I'm pretty sure it was 1966 when my dad bought me an astronomy book. I remember reading of the transit, and never imagined I'd live all the way to 2004, let alone 2012. It seemed so far off in the future, and (being 7 at the time) I calculated I'd be in my 50's... IMPOSSIBLE! Not ME!!
I saw both transits. My son drove me to the observatory at his college, we were barely above the fog and were lucky to see it.
This time, I vowed I'd drive as far as necessary to see it. Up to the day of the transit it looked like I'd be driving south into West Virginia. It turned out Lake Erie (and Ontario) caused the clouds to dissipate that day, apparently perfect conditions for this. There was a Lake Erie-shaped hole in the clouds, I was able to see the whole thing up to sunset.

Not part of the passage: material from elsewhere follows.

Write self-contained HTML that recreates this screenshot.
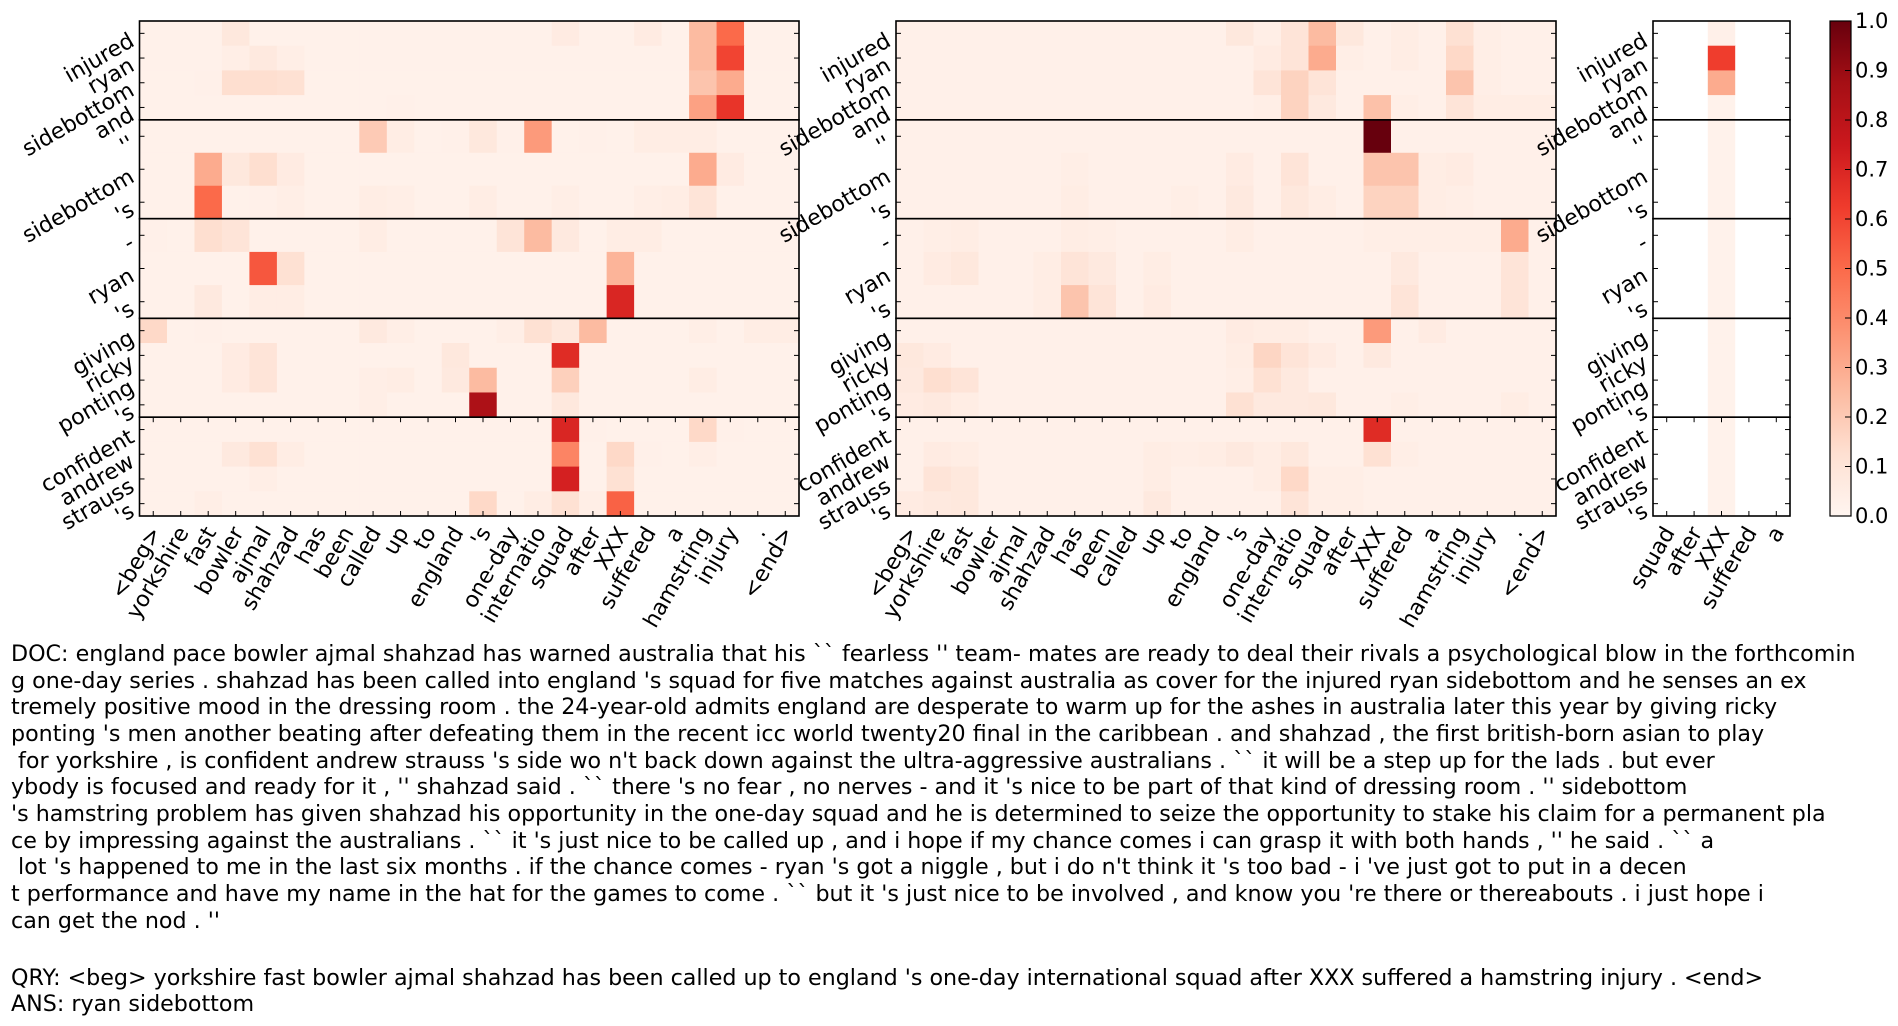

I made a lousy video of it, except the few moments around the sun slipping below the horizon are interesting:
The best video I saw of the event had a "green flash" at the very end, where the last remnant of sun turns bright green before disappearing:
Sorry to hear you missed it. If you're anywhere in the north eastern US you probably wouldn't have been able to see it anyway, it was solid clouds. I ended up driving a couple hundred miles to Presque Isle park in Erie Pennsylvania. Nobody here in the southern tier saw it. Too cloudy.